"""

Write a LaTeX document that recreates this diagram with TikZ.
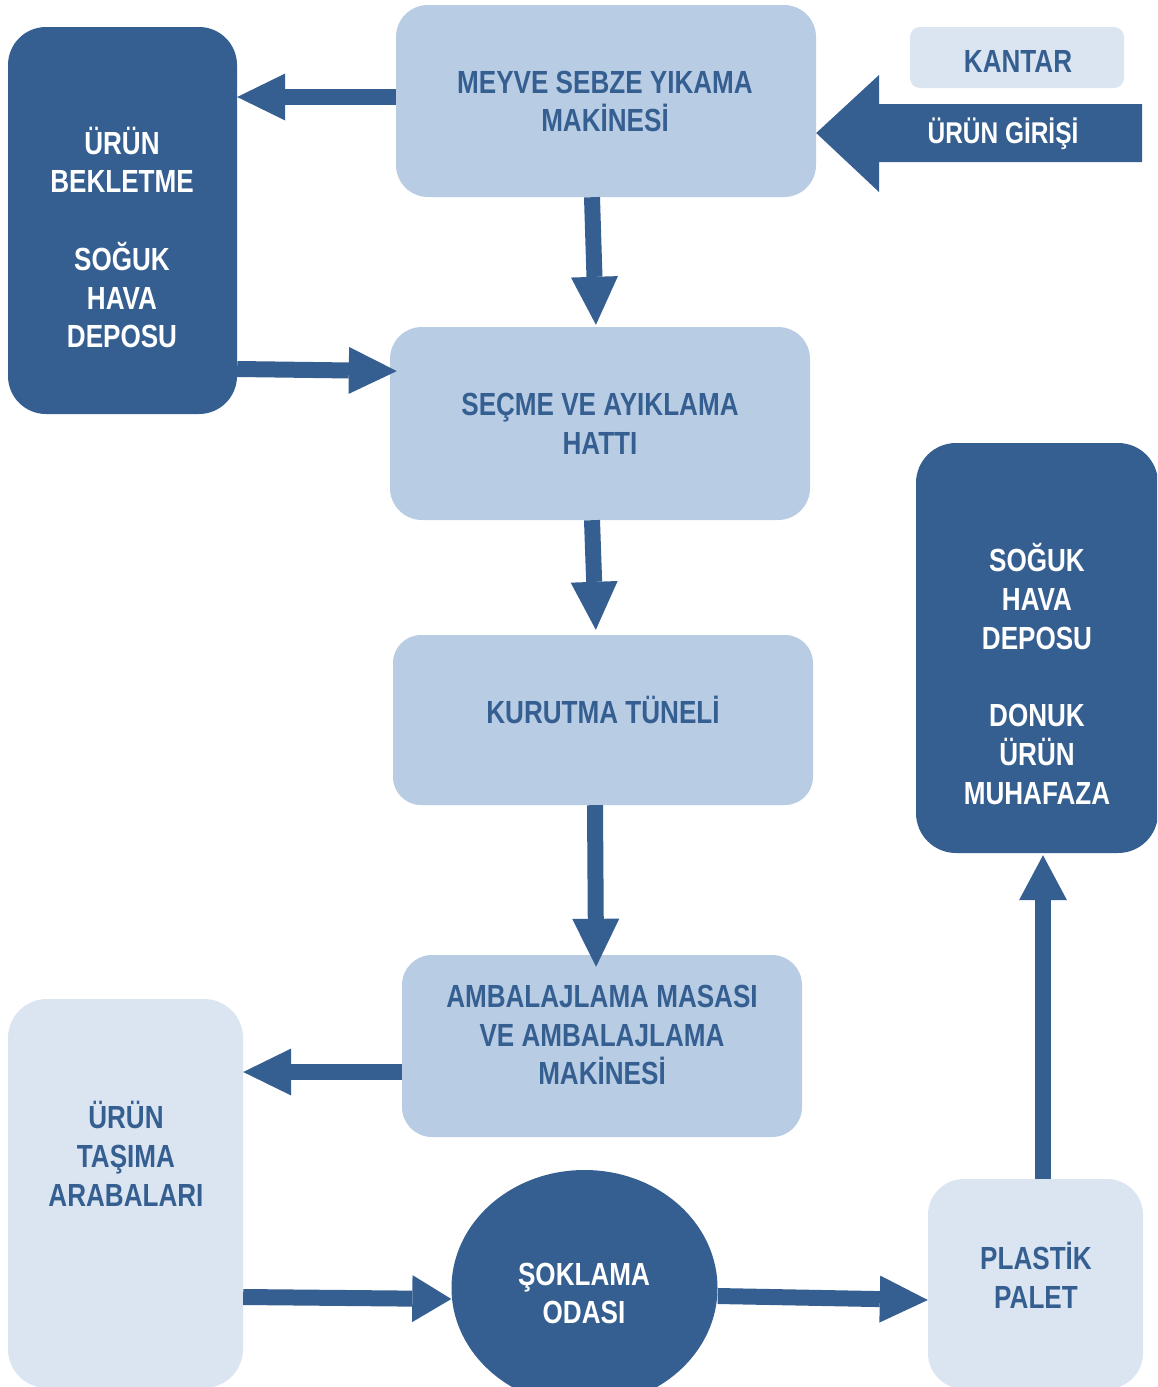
\documentclass[tikz,border=0pt]{standalone}
\usepackage{fontspec}
\setmainfont[FakeStretch=0.815]{Liberation Sans}
\usetikzlibrary{arrows.meta,shapes.geometric}
\definecolor{dark}{HTML}{365F91}
\definecolor{light}{HTML}{B8CCE4}
\definecolor{vlight}{HTML}{DBE5F1}
\begin{document}
\begin{tikzpicture}[x=1pt,y=-1pt,
  box/.style={rectangle, inner sep=0pt, draw=none},
  lbox/.style={box, fill=light},
  vbox/.style={box, fill=vlight},
  dbox/.style={box, fill=dark},
  txt/.style={align=center, font=\bfseries\fontsize{32}{38.7}\selectfont, inner sep=0pt},
  dtxt/.style={txt, text=dark},
  wtxt/.style={txt, text=white},
  flow/.style={draw=dark, line width=16pt, -{Triangle[width=47pt,length=48pt,line width=0pt]}},
  flowshort/.style={draw=dark, line width=16pt, -{Triangle[width=47pt,length=39pt,line width=0pt]}},
]
\useasboundingbox (0,0) rectangle (1157,1387);
\fill[white] (0,0) rectangle (1157,1387);
\clip (0,0) rectangle (1157,1387);

% boxes
\node[lbox, minimum width=420pt, minimum height=192pt, rounded corners=32pt] (meyve) at (606,101) {};
\node[vbox, minimum width=214pt, minimum height=61pt, rounded corners=10pt] (kantar) at (1017,57.5) {};
\node[dbox, minimum width=229pt, minimum height=387pt, rounded corners=38pt] (bekletme) at (122.5,220.5) {};
\node[lbox, minimum width=420pt, minimum height=193pt, rounded corners=32pt] (secme) at (600,423.5) {};
\node[lbox, minimum width=420pt, minimum height=170pt, rounded corners=28pt] (kurutma) at (603,720) {};
\node[lbox, minimum width=400pt, minimum height=182pt, rounded corners=30pt] (ambalaj) at (602,1046) {};
\node[vbox, minimum width=235pt, minimum height=389pt, rounded corners=39pt] (tasima) at (125.5,1193.5) {};
\node[dbox, minimum width=242pt, minimum height=410pt, rounded corners=40pt] (depo) at (1037,648) {};
\node[vbox, minimum width=215pt, minimum height=210pt, rounded corners=36pt] (plastik) at (1035.5,1284) {};
\node[dbox, ellipse, minimum width=266pt, minimum height=236pt] (sok) at (584.5,1288) {};

% entry block arrow
\fill[dark] (1142,104) -- (879,104) -- (879,75) -- (meyve.east |- 0,133) -- (879,192) -- (879,162) -- (1142,162) -- cycle;

% texts
\node[dtxt] (meyveT) at (605,101.5) {MEYVE SEBZE YIKAMA\\MAKİNESİ};
\node[dtxt] (kantarT) at (1018,61.5) {KANTAR};
\node[wtxt, font=\bfseries\fontsize{30}{36}\selectfont] (girisT) at (1003,134) {ÜRÜN GİRİŞİ};
\node[wtxt] (bekletmeT) at (122,237.5) {ÜRÜN\\BEKLETME\\[38.7pt]SOĞUK\\HAVA\\DEPOSU};
\node[dtxt] (secmeT) at (600,424) {SEÇME VE AYIKLAMA\\HATTI};
\node[dtxt] (kurutmaT) at (603,710) {KURUTMA TÜNELİ};
\node[dtxt] (ambalajT) at (602,1035) {AMBALAJLAMA MASASI\\VE AMBALAJLAMA\\MAKİNESİ};
\node[dtxt] (tasimaT) at (126,1154) {ÜRÜN\\TAŞIMA\\ARABALARI};
\node[wtxt] (sokT) at (584,1293.5) {ŞOKLAMA\\ODASI};
\node[dtxt] (plastikT) at (1036,1275) {PLASTİK\\PALET};
\node[wtxt] (depoT) at (1037,674) {SOĞUK\\HAVA\\DEPOSU\\[38.7pt]DONUK\\ÜRÜN\\MUHAFAZA};

% connectors
\draw[flow] (meyve.west |- 0,97) -- (bekletme.east |- 0,97);
\draw[flow, shorten >=2pt] (meyve.south -| 592,0) -- (secme.north -| 596,0);
\draw[flow, shorten >=-7pt] (bekletme.east |- 0,369) -- (secme.west |- 0,371);
\draw[flow, shorten >=5pt] (secme.south -| 592,0) -- (kurutma.north -| 596,0);
\draw[flow, shorten >=-12pt] (kurutma.south -| 595,0) -- (ambalaj.north -| 596,0);
\draw[flow] (ambalaj.west |- 0,1072) -- (tasima.east |- 0,1072);
\draw[flowshort] (tasima.east |- 0,1297) -- (sok.west |- 0,1299);
\draw[flow] (sok.east |- 0,1296) -- (plastik.west |- 0,1300);
\draw[draw=dark, line width=16pt, -{Triangle[width=48pt,length=45pt,line width=0pt]}, shorten >=2pt] (plastik.north -| 1043,0) -- (depo.south -| 1043,0);
\end{tikzpicture}
\end{document}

"""

Give the data again exactly as written, with all pictures left out.

Expected output
Write a LaTeX document that recreates this diagram with TikZ.
\documentclass[tikz,border=0pt]{standalone}
\usepackage{fontspec}
\setmainfont[FakeStretch=0.815]{Liberation Sans}
\usetikzlibrary{arrows.meta,shapes.geometric}
\definecolor{dark}{HTML}{365F91}
\definecolor{light}{HTML}{B8CCE4}
\definecolor{vlight}{HTML}{DBE5F1}
\begin{document}
\begin{tikzpicture}[x=1pt,y=-1pt,
  box/.style={rectangle, inner sep=0pt, draw=none},
  lbox/.style={box, fill=light},
  vbox/.style={box, fill=vlight},
  dbox/.style={box, fill=dark},
  txt/.style={align=center, font=\bfseries\fontsize{32}{38.7}\selectfont, inner sep=0pt},
  dtxt/.style={txt, text=dark},
  wtxt/.style={txt, text=white},
  flow/.style={draw=dark, line width=16pt, -{Triangle[width=47pt,length=48pt,line width=0pt]}},
  flowshort/.style={draw=dark, line width=16pt, -{Triangle[width=47pt,length=39pt,line width=0pt]}},
]
\useasboundingbox (0,0) rectangle (1157,1387);
\fill[white] (0,0) rectangle (1157,1387);
\clip (0,0) rectangle (1157,1387);

% boxes
\node[lbox, minimum width=420pt, minimum height=192pt, rounded corners=32pt] (meyve) at (606,101) {};
\node[vbox, minimum width=214pt, minimum height=61pt, rounded corners=10pt] (kantar) at (1017,57.5) {};
\node[dbox, minimum width=229pt, minimum height=387pt, rounded corners=38pt] (bekletme) at (122.5,220.5) {};
\node[lbox, minimum width=420pt, minimum height=193pt, rounded corners=32pt] (secme) at (600,423.5) {};
\node[lbox, minimum width=420pt, minimum height=170pt, rounded corners=28pt] (kurutma) at (603,720) {};
\node[lbox, minimum width=400pt, minimum height=182pt, rounded corners=30pt] (ambalaj) at (602,1046) {};
\node[vbox, minimum width=235pt, minimum height=389pt, rounded corners=39pt] (tasima) at (125.5,1193.5) {};
\node[dbox, minimum width=242pt, minimum height=410pt, rounded corners=40pt] (depo) at (1037,648) {};
\node[vbox, minimum width=215pt, minimum height=210pt, rounded corners=36pt] (plastik) at (1035.5,1284) {};
\node[dbox, ellipse, minimum width=266pt, minimum height=236pt] (sok) at (584.5,1288) {};

% entry block arrow
\fill[dark] (1142,104) -- (879,104) -- (879,75) -- (meyve.east |- 0,133) -- (879,192) -- (879,162) -- (1142,162) -- cycle;

% texts
\node[dtxt] (meyveT) at (605,101.5) {MEYVE SEBZE YIKAMA\\MAKİNESİ};
\node[dtxt] (kantarT) at (1018,61.5) {KANTAR};
\node[wtxt, font=\bfseries\fontsize{30}{36}\selectfont] (girisT) at (1003,134) {ÜRÜN GİRİŞİ};
\node[wtxt] (bekletmeT) at (122,237.5) {ÜRÜN\\BEKLETME\\[38.7pt]SOĞUK\\HAVA\\DEPOSU};
\node[dtxt] (secmeT) at (600,424) {SEÇME VE AYIKLAMA\\HATTI};
\node[dtxt] (kurutmaT) at (603,710) {KURUTMA TÜNELİ};
\node[dtxt] (ambalajT) at (602,1035) {AMBALAJLAMA MASASI\\VE AMBALAJLAMA\\MAKİNESİ};
\node[dtxt] (tasimaT) at (126,1154) {ÜRÜN\\TAŞIMA\\ARABALARI};
\node[wtxt] (sokT) at (584,1293.5) {ŞOKLAMA\\ODASI};
\node[dtxt] (plastikT) at (1036,1275) {PLASTİK\\PALET};
\node[wtxt] (depoT) at (1037,674) {SOĞUK\\HAVA\\DEPOSU\\[38.7pt]DONUK\\ÜRÜN\\MUHAFAZA};

% connectors
\draw[flow] (meyve.west |- 0,97) -- (bekletme.east |- 0,97);
\draw[flow, shorten >=2pt] (meyve.south -| 592,0) -- (secme.north -| 596,0);
\draw[flow, shorten >=-7pt] (bekletme.east |- 0,369) -- (secme.west |- 0,371);
\draw[flow, shorten >=5pt] (secme.south -| 592,0) -- (kurutma.north -| 596,0);
\draw[flow, shorten >=-12pt] (kurutma.south -| 595,0) -- (ambalaj.north -| 596,0);
\draw[flow] (ambalaj.west |- 0,1072) -- (tasima.east |- 0,1072);
\draw[flowshort] (tasima.east |- 0,1297) -- (sok.west |- 0,1299);
\draw[flow] (sok.east |- 0,1296) -- (plastik.west |- 0,1300);
\draw[draw=dark, line width=16pt, -{Triangle[width=48pt,length=45pt,line width=0pt]}, shorten >=2pt] (plastik.north -| 1043,0) -- (depo.south -| 1043,0);
\end{tikzpicture}
\end{document}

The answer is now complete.